1. Dec 5, 2017

### Fibo112

1. The problem statement, all variables and given/known data

In this task, the basic criteria that enable a stable flight of a quadrocopter are examined. Our quadrocopter consists of four horizontal propellers which are interconnected crosswise in a massless manner in the so-called + -configuration (see Fig. 1, right). In the center of gravity of the quadrocopter, the control and batteries of mass mS = 500 g are attached. The propellers should all have the same moment of inertia IP = 6000gmm2, the same mass (including motor) mP = 90g and the same distance from the intersection point R = 100mm. However, they can rotate independently in different directions and at different speeds. We also assume that the buoyancy of each propeller is independent of its direction of rotation. It should also be directly proportional to the speed with the proportionality constant cA = 0.02kg m / s.

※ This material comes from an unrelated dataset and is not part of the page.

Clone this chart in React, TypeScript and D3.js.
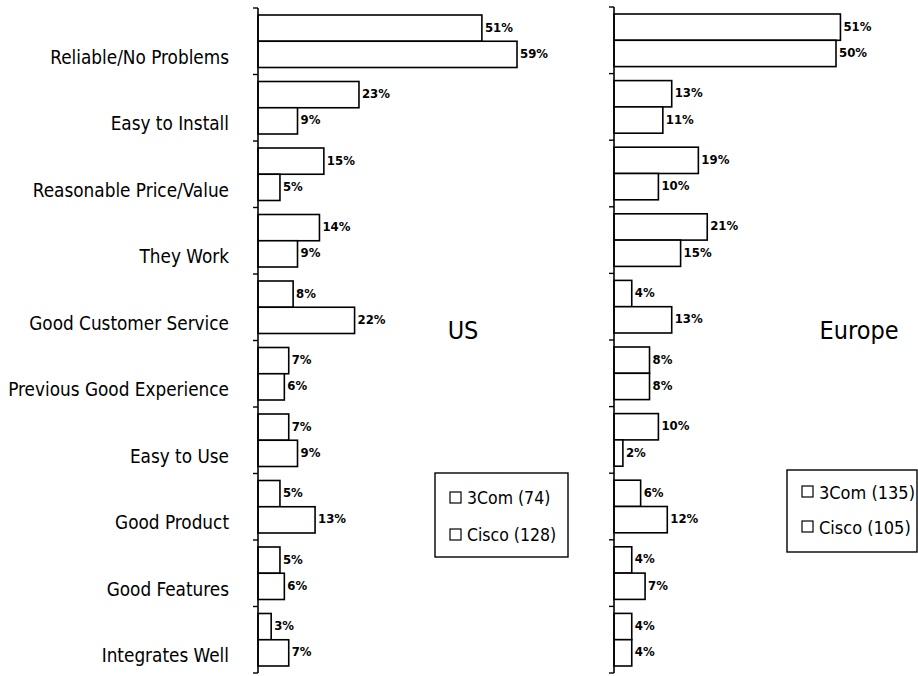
import React from "react";
import * as d3 from "d3";

const categories = [
  "Reliable/No Problems",
  "Easy to Install",
  "Reasonable Price/Value",
  "They Work",
  "Good Customer Service",
  "Previous Good Experience",
  "Easy to Use",
  "Good Product",
  "Good Features",
  "Integrates Well",
];
const series = ["3Com", "Cisco"];
const us3Com = [51, 23, 15, 14, 8, 7, 7, 5, 5, 3];
const usCisco = [59, 9, 5, 9, 22, 6, 9, 13, 6, 7];
const eu3Com = [51, 13, 19, 21, 4, 8, 10, 6, 4, 4];
const euCisco = [50, 11, 10, 15, 13, 8, 2, 12, 7, 4];
const usLegend = ["3Com (74)", "Cisco (128)"];
const euLegend = ["3Com (135)", "Cisco (105)"];

const W = 918;
const H = 676;
const LABEL_FONT = "'DejaVu Sans Condensed', 'DejaVu Sans', sans-serif";

type PanelProps = {
  x0: number;
  top: number;
  bottom: number;
  pxPerPct: number;
  a: number[];
  b: number[];
};

function Panel({ x0, top, bottom, pxPerPct, a, b }: PanelProps) {
  const y = d3.scaleBand<string>().domain(categories).range([top, bottom]).padding(0);
  const bw = y.bandwidth();
  const inner = d3.scaleBand<string>().domain(series).range([7, bw - 7]).padding(0);
  const x = d3.scaleLinear().domain([0, 60]).range([x0, x0 + 60 * pxPerPct]);
  const ticks = categories.map((c) => y(c)!).concat([bottom]);
  return (
    <g>
      {categories.map((c, i) =>
        [a[i], b[i]].map((v, j) => {
          const by = y(c)! + inner(series[j])!;
          const h = inner.bandwidth();
          return (
            <g key={c + j}>
              <rect
                x={x(0)}
                y={by}
                width={x(v) - x(0)}
                height={h}
                fill="white"
                stroke="black"
                strokeWidth={1.6}
              />
              <text
                x={x(v) + 3}
                y={by + h / 2 - 1}
                dominantBaseline="central"
                fontFamily={LABEL_FONT}
                fontWeight="bold"
                fontSize={13}
              >
                {v}%
              </text>
            </g>
          );
        })
      )}
      <line x1={x0} x2={x0} y1={top} y2={bottom} stroke="black" strokeWidth={1.6} />
      {ticks.map((t, i) => (
        <line key={i} x1={x0 - 5} x2={x0} y1={t} y2={t} stroke="black" strokeWidth={1.4} />
      ))}
    </g>
  );
}

function Legend({ x, y, w, h, items, rowY, fs }: { x: number; y: number; w: number; h: number; items: string[]; rowY: number[]; fs: number }) {
  return (
    <g>
      <rect x={x} y={y} width={w} height={h} fill="white" stroke="black" strokeWidth={1.4} />
      {items.map((t, i) => (
        <g key={t}>
          <rect x={x + 15} y={rowY[i] - 6} width={11} height={11} fill="white" stroke="black" strokeWidth={1.2} />
          <text x={x + 32} y={rowY[i]} dominantBaseline="central" fontFamily={LABEL_FONT} fontSize={fs}>
            {t}
          </text>
        </g>
      ))}
    </g>
  );
}

export default function App() {
  const yUS = d3.scaleBand<string>().domain(categories).range([8, 673]);
  return (
    <svg
      width={W}
      height={H}
      style={{ position: "absolute", left: 0, top: 0, display: "block", background: "white" }}
    >
      <rect x={0} y={0} width={W} height={H} fill="white" />
      {categories.map((c) => (
        <text
          key={c}
          x={229}
          y={yUS(c)! + yUS.bandwidth() / 2 + 16}
          textAnchor="end"
          dominantBaseline="central"
          fontFamily={LABEL_FONT}
          fontSize={18.8}
        >
          {c}
        </text>
      ))}
      <Panel x0={258} top={8} bottom={673} pxPerPct={4.39} a={us3Com} b={usCisco} />
      <Panel x0={614} top={7} bottom={673} pxPerPct={4.44} a={eu3Com} b={euCisco} />
      <text x={463} y={330} textAnchor="middle" dominantBaseline="central" fontFamily={LABEL_FONT} fontSize={25}>
        US
      </text>
      <text x={859} y={330} textAnchor="middle" dominantBaseline="central" fontFamily={LABEL_FONT} fontSize={25}>
        Europe
      </text>
      <Legend x={435} y={473} w={133} h={84} items={usLegend} rowY={[498, 535]} fs={17.5} />
      <Legend x={787} y={470} w={130} h={82} items={euLegend} rowY={[492, 527]} fs={18} />
    </svg>
  );
}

a) Determine the rotational frequency of the quadrocopter ωQ as a function of the masses and the moments of inertia of the propeller IP.
b) What relationship must be met between the rotational frequencies of the propellers so that the quadrocopter does not rotate about its center of gravity? Suppose that the amount of all rotational speeds is the same. (the question has been translated from german to english using google translate)

2. Relevant equations
L=r x mv, T=r x F

3. The attempt at a solution
For a) I am assuming that the frequency wQ is referring to the quadcopter itself and not the propellers? I don't even really know how to begin solving this problem because to me it seems that I need more information about the Situation to know what the roational requency is..
With b) I am also having trouble understanding what is meant..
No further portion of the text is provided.